We know very well that money does not buy happiness by itself but it provides the other factors to be happier as healthier life, trustable government, freedom to make life choices and freedom from corruption, income inequality and levels of peace. GDP is like a catalyzer which is effecting most of the factors.

Happiness isn't just about money, although it's part of it.

"As demonstrated by many countries, this report gives evidence that happiness is a result of creating strong social foundations. It's time to build social trust and healthy lives, not guns or walls. Let's hold our leaders to this fact."

Future is exciting for developed countries as they are working in new technologies, Artificial Intelligence, Electrical Cars, Internet of Things and most of them are ready for climate changes in next decades. Developed countries are investing for clean energy, agricultural sciences and cleaning the air from pollutants. They will surely be the best survived countries against climate changes. We can easily conclude that developed countries will keep their happiness and life standards in future.

On the other hand, poor and unhappy countries will be worsen day after day as they have limited resources, high and not educated population and wars, their future is very dark. Climate change will show the effects very fastly in near future, this will be faster than expected. Afterwards, world will have 2 type of countries, very low standard countries and very high. There will not be middle level country. If this will continue in this way, developed countries will be effected indirectly. We will see more refugees around the developed countries, more wars for the limited sources as oil, clean water and food. Polulation is increasing uncontrollably, especially in Far East Countries as India, China and Indonesia. Air pollution is another big problem of the world and these crowded countries have the most polluted air, they are over the limits.

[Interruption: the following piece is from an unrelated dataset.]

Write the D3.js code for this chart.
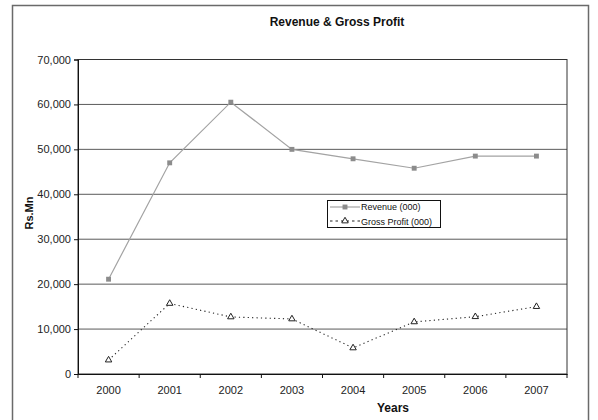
<!DOCTYPE html>
<html>
<head>
<meta charset="utf-8">
<script src="https://cdn.jsdelivr.net/npm/d3@7"></script>
<style>
  html, body { margin: 0; padding: 0; background: #fff; }
  svg { display: block; font-family: "Liberation Sans", Arial, sans-serif; }
</style>
</head>
<body>
<svg id="chart" width="598" height="420"></svg>
<script>
// Yearly figures, Rs. Mn
const years = ["2000", "2001", "2002", "2003", "2004", "2005", "2006", "2007"];
const revenue = [21100, 47000, 60500, 50000, 47900, 45800, 48500, 48500];
const grossProfit = [3100, 15700, 12700, 12250, 5800, 11600, 12750, 15000];
const yTicks = [0, 10000, 20000, 30000, 40000, 50000, 60000, 70000];

const svg = d3.select("#chart");
const plot = { left: 78, top: 59.5, right: 567, bottom: 374 };

const x = d3.scaleBand().domain(years).range([plot.left, plot.right]);
const y = d3.scaleLinear().domain([0, 70000]).range([plot.bottom, plot.top]);
const cx = d => x(d) + x.bandwidth() / 2;

// outer chart frame
svg.append("rect")
  .attr("x", 12.5).attr("y", 5.5)
  .attr("width", 576).attr("height", 430)
  .attr("fill", "none").attr("stroke", "#6a6a6a").attr("stroke-width", 1.5);

// title
svg.append("text")
  .attr("x", 337).attr("y", 26)
  .attr("text-anchor", "middle")
  .attr("font-size", 12).attr("font-weight", "bold").attr("fill", "#111")
  .text("Revenue & Gross Profit");

// horizontal gridlines
svg.append("g").selectAll("line")
  .data(yTicks.filter(t => t > 0 && t < 70000))
  .join("line")
  .attr("x1", plot.left).attr("x2", plot.right)
  .attr("y1", d => y(d)).attr("y2", d => y(d))
  .attr("stroke", "#5a5a5a").attr("stroke-width", 1);

// plot border
svg.append("rect")
  .attr("x", plot.left).attr("y", plot.top)
  .attr("width", plot.right - plot.left).attr("height", plot.bottom - plot.top)
  .attr("fill", "none").attr("stroke", "#333").attr("stroke-width", 1);

// y axis
const yAxis = svg.append("g")
  .attr("transform", `translate(${plot.left},0)`)
  .call(d3.axisLeft(y).tickValues(yTicks).tickSize(4).tickPadding(3).tickFormat(d3.format(",")));
yAxis.select(".domain").attr("stroke", "#111");
yAxis.selectAll(".tick line").attr("stroke", "#111");
yAxis.selectAll("text").attr("font-size", 11).attr("fill", "#222")
  .attr("font-family", "'Liberation Sans', Arial, sans-serif");

// x axis: labels centred on each year, ticks on the band boundaries
const xAxis = svg.append("g")
  .attr("transform", `translate(0,${plot.bottom})`)
  .call(d3.axisBottom(x).tickSize(0).tickPadding(12));
xAxis.select(".domain").attr("stroke", "#111");
xAxis.selectAll("text").attr("font-size", 11).attr("fill", "#222")
  .attr("font-family", "'Liberation Sans', Arial, sans-serif");
svg.append("g").selectAll("line")
  .data(years.map(d => x(d)).concat([plot.right]))
  .join("line")
  .attr("x1", d => d).attr("x2", d => d)
  .attr("y1", plot.bottom).attr("y2", plot.bottom + 4)
  .attr("stroke", "#111");

// axis titles
svg.append("text")
  .attr("transform", "translate(33,213) rotate(-90)")
  .attr("text-anchor", "middle")
  .attr("font-size", 11).attr("font-weight", "bold").attr("fill", "#111")
  .text("Rs.Mn");
svg.append("text")
  .attr("x", 393).attr("y", 412)
  .attr("text-anchor", "middle")
  .attr("font-size", 12).attr("font-weight", "bold").attr("fill", "#111")
  .text("Years");

// series
const line = d3.line().x((d, i) => cx(years[i])).y(d => y(d));
const square = d3.symbol().type(d3.symbolSquare).size(24);
const triangle = d3.symbol().type(d3.symbolTriangle).size(18);

svg.append("path").datum(revenue)
  .attr("d", line).attr("fill", "none")
  .attr("stroke", "#a3a3a3").attr("stroke-width", 1.2);
svg.append("g").selectAll("path").data(revenue).join("path")
  .attr("d", square)
  .attr("transform", (d, i) => `translate(${cx(years[i])},${y(d)})`)
  .attr("fill", "#8c8c8c");

svg.append("path").datum(grossProfit)
  .attr("d", line).attr("fill", "none")
  .attr("stroke", "#222").attr("stroke-width", 1.1)
  .attr("stroke-dasharray", "1.2,3.2");
svg.append("g").selectAll("path").data(grossProfit).join("path")
  .attr("d", triangle)
  .attr("transform", (d, i) => `translate(${cx(years[i])},${y(d)})`)
  .attr("fill", "#fff").attr("stroke", "#222").attr("stroke-width", 1);

// legend
const lg = svg.append("g");
lg.append("rect")
  .attr("x", 327.5).attr("y", 200.5).attr("width", 113).attr("height", 27)
  .attr("fill", "#fff").attr("stroke", "#111").attr("stroke-width", 1);
lg.append("line").attr("x1", 330).attr("x2", 360).attr("y1", 207).attr("y2", 207)
  .attr("stroke", "#a3a3a3").attr("stroke-width", 1.2);
lg.append("path").attr("d", square).attr("transform", "translate(345,207)").attr("fill", "#8c8c8c");
lg.append("line").attr("x1", 330).attr("x2", 360).attr("y1", 221).attr("y2", 221)
  .attr("stroke", "#222").attr("stroke-width", 1.1).attr("stroke-dasharray", "2.5,3");
lg.append("path").attr("d", triangle).attr("transform", "translate(345,221)")
  .attr("fill", "#fff").attr("stroke", "#222");
lg.append("text").attr("x", 361).attr("y", 210).attr("font-size", 9).attr("fill", "#111")
  .text("Revenue (000)");
lg.append("text").attr("x", 361).attr("y", 224.5).attr("font-size", 9).attr("fill", "#111")
  .text("Gross Profit (000)");
</script>
</body>
</html>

To sum up, I can not draw an optimistic table at the end with all these results and conditions. Developed countries will keep their status and they will be more happy than the rest of the world. Unhappy countries score will not increase with these circumstances, even their score will decrease every year. Happiness have several factors, GDP is the powerful factor but not the only one. I wish we could have a better world in future but i am afraid this will not happen.